Responding to another question — whether it was possible to rule out the use of a different banned substance classified under that same code — the Prime Minister said he believed so, adding that “presumably the Interior Ministry would have checked what type of powder Vano Merabishvili acquired back then,” referring to the former UNM Interior Minister. Kobakhidze said that if any wrongdoing were ultimately proven, “theoretically” responsibility could fall on Merabishvili, since “it would mean he deliberately acquired a specific powder,” though he stressed that the official investigation should take precedence over political speculation.
The SSG has opened an inquiry into potential harm to citizens’ health under the article on abuse of official powers, while also probing the possibility of “aiding a foreign organization in hostile activities” — a formulation that suggests the BBC’s Georgia-based interviewees may be investigated as well. Since Monday, multiple individuals featured in or connected to the film have been summoned for questioning.
The BBC said it identified the likely chemical with the help of several high-level whistleblowers, including former riot police weaponry chief Lasha Shergelashvili, who left the agency in 2022 and now lives in Ukraine. Shergelashvili told the BBC that in 2009 he was instructed to test a compound intended for water-cannon use and described its effects as far more powerful and long-lasting than tear gas.
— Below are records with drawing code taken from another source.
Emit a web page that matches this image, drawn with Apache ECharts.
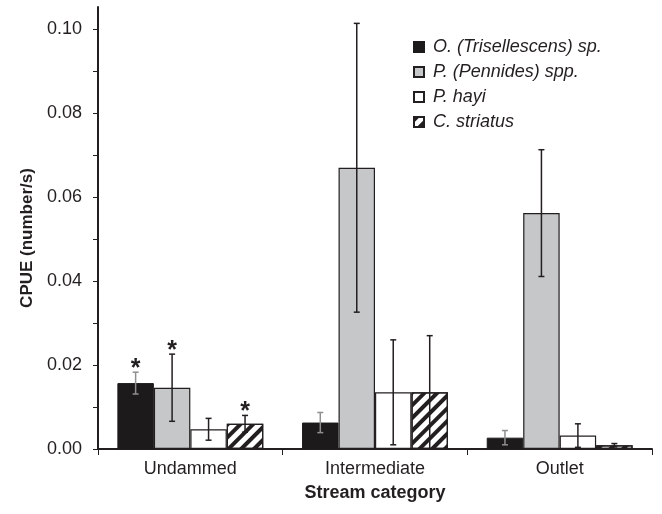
<!DOCTYPE html>
<html>
<head>
<meta charset="utf-8">
<script src="https://cdn.jsdelivr.net/npm/echarts@6/dist/echarts.min.js"></script>
<style>html,body{margin:0;padding:0;background:#fff}#c{width:662px;height:514px}</style>
</head>
<body>
<div id="c"></div>
<script>
const categories = ['Undammed', 'Intermediate', 'Outlet'];
const seriesNames = ['O. (Trisellescens) sp.', 'P. (Pennides) spp.', 'P. hayi', 'C. striatus'];
const trisellescens = [0.0157, 0.0063, 0.0027];
const pennides = [0.0146, 0.0670, 0.0562];
const hayi = [0.0047, 0.0135, 0.0032];
const striatus = [0.0060, 0.0135, 0.0009];
const trisellescensErr = [0.0026, 0.0024, 0.0017];
const pennidesErr = [0.0080, 0.0344, 0.0151];
const hayiErr = [0.0026, 0.0125, 0.0028];
const striatusErr = [0.0020, 0.0135, 0.0004];
const trisellescensStar = [true, false, false];
const pennidesStar = [true, false, false];
const hayiStar = [false, false, false];
const striatusStar = [true, false, false];
const yTickValues = [0, 0.01, 0.02, 0.03, 0.04, 0.05, 0.06, 0.07, 0.08, 0.09, 0.10];
const yLabelValues = [0, 0.02, 0.04, 0.06, 0.08, 0.10];

const values = [trisellescens, pennides, hayi, striatus];
const errs = [trisellescensErr, pennidesErr, hayiErr, striatusErr];
const stars = [trisellescensStar, pennidesStar, hayiStar, striatusStar];

const TXT = '#231f20';
const GAP = 0.21;
const FONT = 'Liberation Sans, Arial, sans-serif';

const barStyles = [
  { color: '#1c1a1b', borderColor: '#1c1a1b', borderWidth: 1 },
  { color: '#c6c7c9', borderColor: '#231f20', borderWidth: 1.2 },
  { color: '#ffffff', borderColor: '#231f20', borderWidth: 1.2 },
  { color: '#ffffff', borderColor: '#231f20', borderWidth: 1.2,
    decal: { symbol: 'rect', symbolSize: 1, dashArrayX: [1, 0], dashArrayY: [4, 5], rotation: -Math.PI / 4, color: '#231f20' } }
];
const errColors = ['#8f8f8f', '#231f20', '#231f20', '#231f20'];

const series = [];
for (let s = 0; s < 4; s++) {
  series.push({
    name: seriesNames[s], type: 'bar', data: values[s],
    barGap: '0%', barCategoryGap: (GAP * 100) + '%',
    itemStyle: barStyles[s], emphasis: { disabled: true }, z: 2
  });
}
for (let s = 0; s < 4; s++) {
  const data = categories.map((c, i) => [i, values[s][i], errs[s][i], stars[s][i] ? 1 : 0]);
  series.push({
    type: 'custom', z: 5, silent: true,
    data: data,
    encode: { x: 0, y: 1 },
    renderItem: (params, api) => {
      const cat = api.value(0), v = api.value(1), e = api.value(2), st = api.value(3);
      const band = api.size([1, 0])[0];
      const bw = band * (1 - GAP) / 4;
      const xc = api.coord([cat, v])[0] + (s - 1.5) * bw;
      const top = api.coord([cat, v + e])[1];
      const bot = api.coord([cat, Math.max(v - e, 0)])[1];
      const cap = 3;
      const style = { stroke: errColors[s], lineWidth: 1.5 };
      const children = [
        { type: 'line', shape: { x1: xc, y1: top, x2: xc, y2: bot }, style: style },
        { type: 'line', shape: { x1: xc - cap, y1: top, x2: xc + cap, y2: top }, style: style },
        { type: 'line', shape: { x1: xc - cap, y1: bot, x2: xc + cap, y2: bot }, style: style }
      ];
      if (st) {
        children.push({ type: 'text', style: { text: '*', x: xc, y: top + 9, align: 'center', verticalAlign: 'bottom',
          fontSize: 25, fontWeight: 'bold', fontFamily: FONT, fill: TXT } });
      }
      return { type: 'group', children: children };
    }
  });
}

const chart = echarts.init(document.getElementById('c'));
chart.setOption({
  animation: false,
  backgroundColor: '#fff',
  textStyle: { fontFamily: FONT },
  grid: { left: 98, right: 10, top: 7, bottom: 65, containLabel: false },
  legend: {
    data: seriesNames.map(n => ({ name: n, icon: 'rect' })), orient: 'vertical', left: 408, top: 33,
    itemWidth: 10, itemHeight: 10, itemGap: 7,
    textStyle: { fontSize: 18, fontStyle: 'italic', color: TXT, fontFamily: FONT, lineHeight: 18, padding: [0, 0, 0, 4] },
    selectedMode: false
  },
  xAxis: {
    type: 'category', data: categories,
    axisLine: { lineStyle: { color: TXT, width: 2 } },
    axisTick: { show: true, length: 6, lineStyle: { color: TXT, width: 1 } },
    axisLabel: { fontSize: 18, color: TXT, margin: 11, fontFamily: FONT },
    name: 'Stream category', nameLocation: 'middle', nameGap: 35,
    nameTextStyle: { fontSize: 18, fontWeight: 'bold', color: TXT, fontFamily: FONT }
  },
  yAxis: {
    type: 'value', min: 0, max: 0.1053,
    axisLine: { show: true, lineStyle: { color: TXT, width: 2 } },
    axisTick: { show: true, length: 5, customValues: yTickValues, lineStyle: { color: TXT, width: 1 } },
    axisLabel: { fontSize: 18, color: TXT, margin: 16, customValues: yLabelValues,
      formatter: v => v.toFixed(2), fontFamily: FONT },
    splitLine: { show: false },
    name: 'CPUE (number/s)', nameLocation: 'middle', nameGap: 62,
    nameTextStyle: { fontSize: 17, fontWeight: 'bold', color: TXT, fontFamily: FONT, padding: [0, 20, 0, 0] }
  },
  series: series
});
</script>
</body>
</html>
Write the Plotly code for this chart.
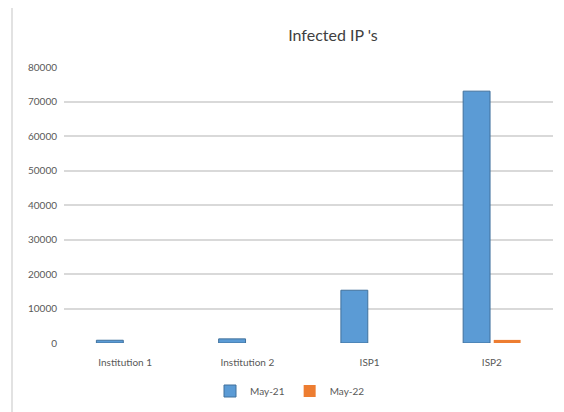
import plotly.graph_objects as go

categories = ["Institution 1", "Institution 2", "ISP1", "ISP2"]
may21 = [800, 1200, 15300, 73000]
may22 = [0, 0, 0, 900]
series_names = ["May-21", "May-22"]
y_ticks = [0, 10000, 20000, 30000, 40000, 50000, 60000, 70000, 80000]

# page is 564x412 but the html body has an 8px margin
OFF = 8
W, H = 564 - OFF, 412 - OFF
# plot area in page pixels: x 64..553, y 67..343
ml, mr, mt, mb = 64 - OFF, 564 - 553, 67 - OFF, 412 - 343
pw, ph = W - ml - mr, H - mt - mb

def px_to_paper_x(px):
    return (px - OFF - ml) / pw

def px_to_paper_y(py):
    return (H - mb - (py - OFF)) / ph

fig = go.Figure()
fig.add_trace(go.Bar(x=categories, y=may21, name=series_names[0],
                     marker=dict(color="#5B9BD5", line=dict(color="#41719C", width=1))))
fig.add_trace(go.Bar(x=categories, y=may22, name=series_names[1],
                     marker=dict(color="#ED7D31", line=dict(width=0))))

fig.update_layout(
    width=W, height=H,
    margin=dict(l=ml, r=mr, t=mt, b=mb, autoexpand=False),
    paper_bgcolor="white", plot_bgcolor="white",
    barmode="group", bargap=0.5, bargroupgap=0.12,
    title=dict(text="Infected IP 's", x=px_to_paper_x(333), xref="paper", xanchor="center",
               y=1 - (35 - OFF) / H, yanchor="middle",
               font=dict(family="Lato, Open Sans, sans-serif", size=16, color="#404040")),
    font=dict(family="Lato, Open Sans, sans-serif", size=10, color="#595959"),
    legend=dict(orientation="h", x=px_to_paper_x(290), xanchor="center",
                y=px_to_paper_y(391), yanchor="middle",
                font=dict(size=10, color="#595959"), itemwidth=30,
                traceorder="normal"),
    showlegend=True,
    shapes=[dict(type="rect", xref="paper", yref="paper",
                 x0=px_to_paper_x(12), x1=px_to_paper_x(570),
                 y0=px_to_paper_y(418), y1=px_to_paper_y(6),
                 line=dict(color="#D9D9D9", width=1.5), fillcolor="rgba(0,0,0,0)",
                 layer="below")],
)
fig.update_yaxes(range=[0, 80000], tickvals=y_ticks, tickformat="d",
                 showgrid=True, gridcolor="#D9D9D9", gridwidth=1.5,
                 zeroline=False, showline=False, ticks="", ticklabelstandoff=6,
                 tickfont=dict(size=10, color="#595959"))
fig.update_xaxes(showgrid=False, showline=False, ticks="", ticklabelstandoff=12,
                 tickfont=dict(size=10, color="#595959"))

fig.write_html("out.html")
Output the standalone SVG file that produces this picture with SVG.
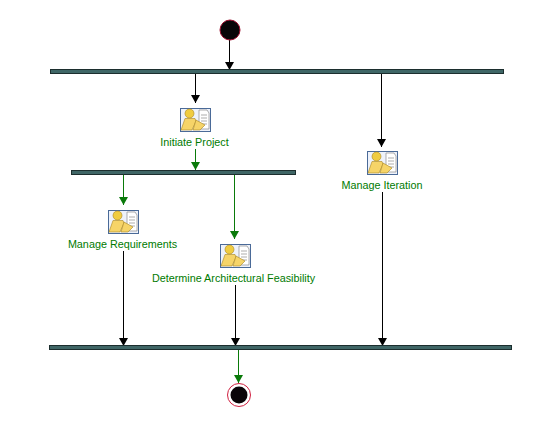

He said colleagues informed him that the same chemical continued to be used until at least 2022 and was deployed again in 2024.
Shergelashvili could not name the substance, but the BBC obtained a 2019 riot-police inventory listing two unidentified chemicals: “Chemical liquid UN1710” and “Chemical powder UN3439”. A former senior riot-police officer confirmed to the BBC that the document was genuine and that these materials were likely to have been added to water cannons.
The BBC reported that UN1710 was identified as a solvent, while UN3439 proved “much harder to identify”, as it is an umbrella code covering a wide range of hazardous industrial compounds. However, the channel said the only chemical ever known to have been used as a riot-control agent under that classification was bromobenzyl cyanide — camite. Weapons experts consulted by the BBC concluded that, given the availability of safer modern riot-control agents, deploying an obsolete and more potent compound could meet the definition of a chemical weapon.
The documentary sparked immediate and intense public debate in Georgia. Government critics expressed outrage over the potential use of a banned chemical against protesters, while the ruling Georgian Dream party and its allies sharply attacked both the BBC and the individuals who participated in the investigation.